YOU CAN TAKE all that pre-holiday "Reach the Beach" hoopla from Maryland Gov. William Donald Schaefer with a grain of sand: traffic last weekend from here to there was as bad as it has ever been. True, the governor's office coupled every promise of progress to a caution that peak hours could get awful and urged travelers to leave in the middle of the night, a day earlier or later than other people for best results. An editorial in The Sun a week ago said "the good news is that it will be easier driving there than in the past because of some highway and bridge improvements; the not-so-good news is that it still could be bumper-to-bumper at peak traveling times." Score one for not-so-good, with a nod toward absolutely awful.

Serves 'em right, say those who thought better than to join the pack or would have but couldn't. True, there are bound to be backups at the most obvious peak hours of the weekend. True, too, that for the most part, traffic on the Bay Bridge moved reasonably well because Gov. Schaefer's crews met their deadline for renovating one of the two spans.
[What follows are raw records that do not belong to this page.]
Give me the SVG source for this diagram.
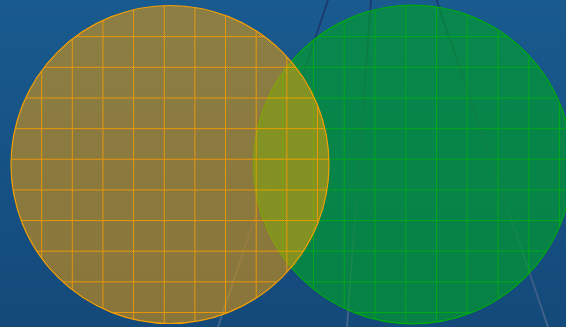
<svg xmlns="http://www.w3.org/2000/svg" width="566" height="327" viewBox="0 0 566 327">
  <defs>
    <linearGradient id="bg" x1="0" y1="0" x2="0" y2="1">
      <stop offset="0" stop-color="#1a5e94"/>
      <stop offset="1" stop-color="#144c7e"/>
    </linearGradient>
    <linearGradient id="strand" gradientUnits="userSpaceOnUse" x1="0" y1="0" x2="0" y2="327">
      <stop offset="0" stop-color="#1b3a70" stop-opacity="1"/>
      <stop offset="0.5" stop-color="#284876" stop-opacity="0.7"/>
      <stop offset="1" stop-color="#5c7698" stop-opacity="0.7"/>
    </linearGradient>
    <pattern id="dither" width="2" height="2" patternUnits="userSpaceOnUse">
      <rect x="0" y="0" width="1" height="1" fill="#000" fill-opacity="0.07"/>
      <rect x="1" y="1" width="1" height="1" fill="#000" fill-opacity="0.07"/>
    </pattern>
    <clipPath id="clipO"><circle cx="170" cy="164.5" r="159"/></clipPath>
    <clipPath id="clipG"><circle cx="412.8" cy="164.5" r="159.3"/></clipPath>
  </defs>
  <style>
    .strand { fill: none; stroke: url(#strand); stroke-width: 1.8; }
    .gridO { stroke: #ffa200; stroke-width: 1; opacity: 0.85; fill: none; }
    .gridG { stroke: #00b414; stroke-width: 1; opacity: 0.85; fill: none; }
  </style>

  <rect width="566" height="327" fill="url(#bg)"/>

  <g id="lines">
    <line class="strand" x1="328" y1="0" x2="218" y2="327"/>
    <line class="strand" x1="371" y1="0" x2="347" y2="327"/>
    <line class="strand" x1="436.5" y1="0" x2="548" y2="327"/>
  </g>

  <g id="green-circle">
    <circle cx="412.8" cy="164.5" r="159.3" fill="#00a82a" fill-opacity="0.64"/>
    <g clip-path="url(#clipG)" class="gridG">
      <path d="M282.75 0V327M313.5 0V327M344.25 0V327M375 0V327M405.75 0V327M436.5 0V327M467.25 0V327M498 0V327M528.75 0V327M559.5 0V327"/>
      <path d="M250 36.65H580M250 67.3H580M250 97.95H580M250 128.6H580M250 159.25H580M250 189.9H580M250 220.55H580M250 251.2H580M250 281.85H580M250 312.5H580"/>
    </g>
    <circle cx="412.8" cy="164.5" r="159.3" fill="none" stroke="#00b010" stroke-width="1.2"/>
  </g>

  <g id="orange-circle">
    <circle cx="170" cy="164.5" r="159" fill="#ffa500" fill-opacity="0.52"/>
    <g clip-path="url(#clipO)" class="gridO">
      <path d="M41.65 0V327M72.3 0V327M102.95 0V327M133.6 0V327M164.25 0V327M194.9 0V327M225.55 0V327M256.2 0V327M286.85 0V327M317.5 0V327"/>
      <path d="M0 36.65H340M0 67.3H340M0 97.95H340M0 128.6H340M0 159.25H340M0 189.9H340M0 220.55H340M0 251.2H340M0 281.85H340M0 312.5H340"/>
    </g>
    <circle cx="170" cy="164.5" r="159" fill="none" stroke="#ffa500" stroke-width="1.2"/>
  </g>

  <rect width="566" height="327" fill="url(#dither)"/>
</svg>
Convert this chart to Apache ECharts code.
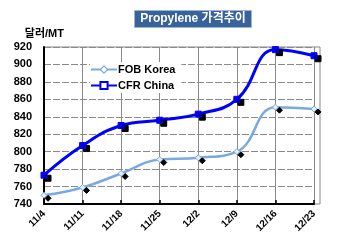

But the Kent Narrows crossing is a terrible bottleneck, even when the drawbridge isn't opening for boaters. Why not make it one-way for brief periods? The sooner a new high arc can be built, the better. And though the weekend's extra patrols of police did help somewhat, more troopers with a better feel for the flow could improve things.

The likelihood of another logjam like Monday's is slim, at least until Labor Day. But Gov. Schaefer's vigorous promotion of tourism -- which sparked his welcome attempts to improve beach travel -- will have accomplished nothing unless he can keep things moving on the "normal" summer weekends still to come.